**WHAT NEEDS TO BE DONE**
Set down every entry word for word. Omit the pictures.
# # # # # # #
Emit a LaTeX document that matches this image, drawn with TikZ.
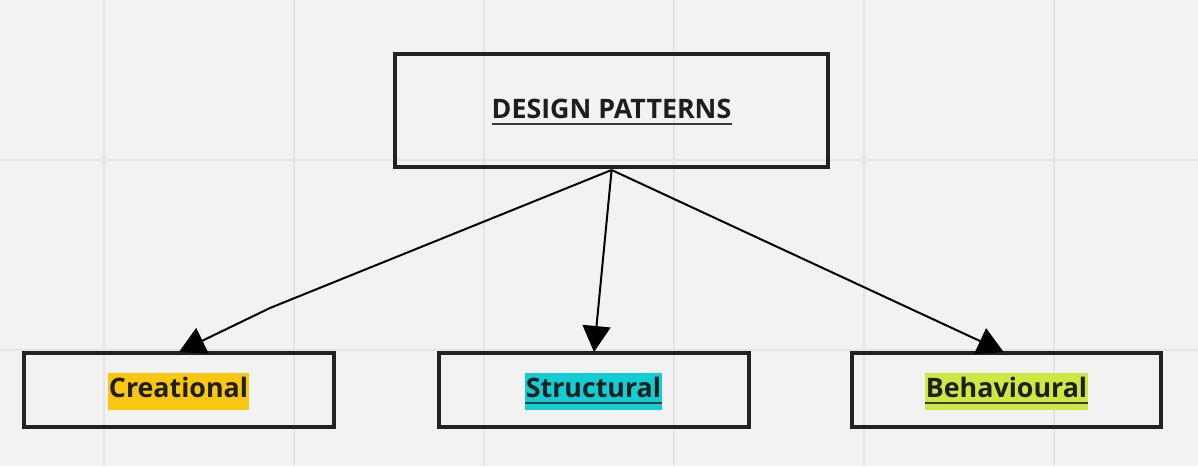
\documentclass[tikz,border=0pt]{standalone}
\usepackage{fontspec}
\setmainfont{Open Sans}
\usetikzlibrary{arrows.meta}
\definecolor{bg}{HTML}{F2F2F2}
\definecolor{gridc}{HTML}{E4E4E4}
\definecolor{boxc}{HTML}{222222}
\definecolor{txtc}{HTML}{1E1E1E}
\definecolor{ulc}{HTML}{3A3A3A}
\definecolor{hlyellow}{HTML}{FAC710}
\definecolor{hlcyan}{HTML}{12CDD4}
\definecolor{hllime}{HTML}{CEE741}
\tikzset{
  gridline/.style={draw=gridc, line width=2pt},
  catbox/.style={draw=boxc, line width=4pt, rectangle, inner sep=0pt},
  label/.style={font=\fontsize{26.8}{31}\selectfont\bfseries, text=txtc, inner sep=0pt, anchor=base},
  hl/.style={label, inner xsep=1pt, inner ysep=0pt, text height=24.5pt, text depth=12.5pt},
  uline/.style={draw=ulc, line width=2.4pt},
  conn/.style={draw=black, line width=2pt, -{Triangle[length=26pt,width=28pt]}}
}
\begin{document}
\begin{tikzpicture}[x=1pt,y=-1pt]
\fill[bg] (0,0) rectangle (1198,466);
\useasboundingbox (0,0) rectangle (1198,466);
\foreach \gx in {103.5,293.5,483.5,673.5,863.5,1053.5}{
  \draw[gridline] (\gx,0) -- (\gx,466);
}
\foreach \gy in {160,350}{
  \draw[gridline] (0,\gy) -- (1198,\gy);
}
% boxes
\node[catbox, minimum width=432.7pt, minimum height=113.3pt] (top) at (611.6,110.35) {};
\node[catbox, minimum width=309.4pt, minimum height=74.3pt] (cre) at (179,390.15) {};
\node[catbox, minimum width=309.4pt, minimum height=74.3pt] (str) at (594,390.15) {};
\node[catbox, minimum width=309.3pt, minimum height=74.3pt] (beh) at (1006.65,390.15) {};
% texts
\node[label] (ttop) at (611.5,118) {DESIGN PATTERNS};
\draw[uline] ([yshift=-6pt]ttop.base west) -- ([yshift=-6pt]ttop.base east);
\node[hl, fill=hlyellow] (tcre) at (178.5,397) {Creational};
\node[hl, fill=hlcyan] (tstr) at (593.5,397) {Structural};
\draw[uline] ([yshift=-6pt]tstr.base west) -- ([yshift=-6pt]tstr.base east);
\node[hl, fill=hllime] (tbeh) at (1006.5,397) {Behavioural};
\draw[uline] ([yshift=-6pt]tbeh.base west) -- ([yshift=-6pt]tbeh.base east);
% connectors
\coordinate (bend) at (270,308);
\coordinate (src) at ([yshift=-1pt]top.south);
\draw[conn] (src) -- (bend) -- ([yshift=-1pt]cre.north);
\draw[conn] (src) -- ([yshift=-1pt]str.north);
\draw[conn] (src) -- ([xshift=-3pt,yshift=-1pt]beh.north);
\end{tikzpicture}
\end{document}
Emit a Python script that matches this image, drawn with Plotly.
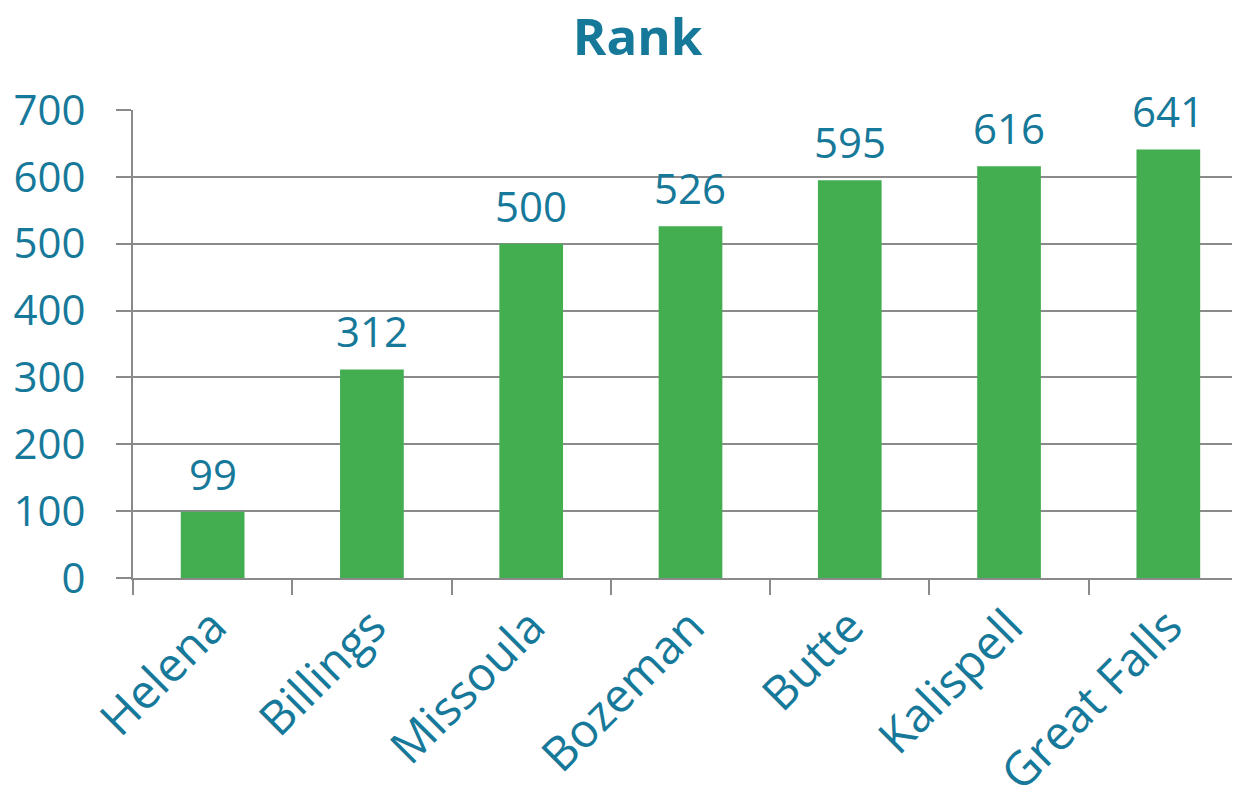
# # # # # # #
**CORRECT OUTPUT**
Emit a LaTeX document that matches this image, drawn with TikZ.
\documentclass[tikz,border=0pt]{standalone}
\usepackage{fontspec}
\setmainfont{Open Sans}
\usetikzlibrary{arrows.meta}
\definecolor{bg}{HTML}{F2F2F2}
\definecolor{gridc}{HTML}{E4E4E4}
\definecolor{boxc}{HTML}{222222}
\definecolor{txtc}{HTML}{1E1E1E}
\definecolor{ulc}{HTML}{3A3A3A}
\definecolor{hlyellow}{HTML}{FAC710}
\definecolor{hlcyan}{HTML}{12CDD4}
\definecolor{hllime}{HTML}{CEE741}
\tikzset{
  gridline/.style={draw=gridc, line width=2pt},
  catbox/.style={draw=boxc, line width=4pt, rectangle, inner sep=0pt},
  label/.style={font=\fontsize{26.8}{31}\selectfont\bfseries, text=txtc, inner sep=0pt, anchor=base},
  hl/.style={label, inner xsep=1pt, inner ysep=0pt, text height=24.5pt, text depth=12.5pt},
  uline/.style={draw=ulc, line width=2.4pt},
  conn/.style={draw=black, line width=2pt, -{Triangle[length=26pt,width=28pt]}}
}
\begin{document}
\begin{tikzpicture}[x=1pt,y=-1pt]
\fill[bg] (0,0) rectangle (1198,466);
\useasboundingbox (0,0) rectangle (1198,466);
\foreach \gx in {103.5,293.5,483.5,673.5,863.5,1053.5}{
  \draw[gridline] (\gx,0) -- (\gx,466);
}
\foreach \gy in {160,350}{
  \draw[gridline] (0,\gy) -- (1198,\gy);
}
% boxes
\node[catbox, minimum width=432.7pt, minimum height=113.3pt] (top) at (611.6,110.35) {};
\node[catbox, minimum width=309.4pt, minimum height=74.3pt] (cre) at (179,390.15) {};
\node[catbox, minimum width=309.4pt, minimum height=74.3pt] (str) at (594,390.15) {};
\node[catbox, minimum width=309.3pt, minimum height=74.3pt] (beh) at (1006.65,390.15) {};
% texts
\node[label] (ttop) at (611.5,118) {DESIGN PATTERNS};
\draw[uline] ([yshift=-6pt]ttop.base west) -- ([yshift=-6pt]ttop.base east);
\node[hl, fill=hlyellow] (tcre) at (178.5,397) {Creational};
\node[hl, fill=hlcyan] (tstr) at (593.5,397) {Structural};
\draw[uline] ([yshift=-6pt]tstr.base west) -- ([yshift=-6pt]tstr.base east);
\node[hl, fill=hllime] (tbeh) at (1006.5,397) {Behavioural};
\draw[uline] ([yshift=-6pt]tbeh.base west) -- ([yshift=-6pt]tbeh.base east);
% connectors
\coordinate (bend) at (270,308);
\coordinate (src) at ([yshift=-1pt]top.south);
\draw[conn] (src) -- (bend) -- ([yshift=-1pt]cre.north);
\draw[conn] (src) -- ([yshift=-1pt]str.north);
\draw[conn] (src) -- ([xshift=-3pt,yshift=-1pt]beh.north);
\end{tikzpicture}
\end{document}
Emit a Python script that matches this image, drawn with Plotly.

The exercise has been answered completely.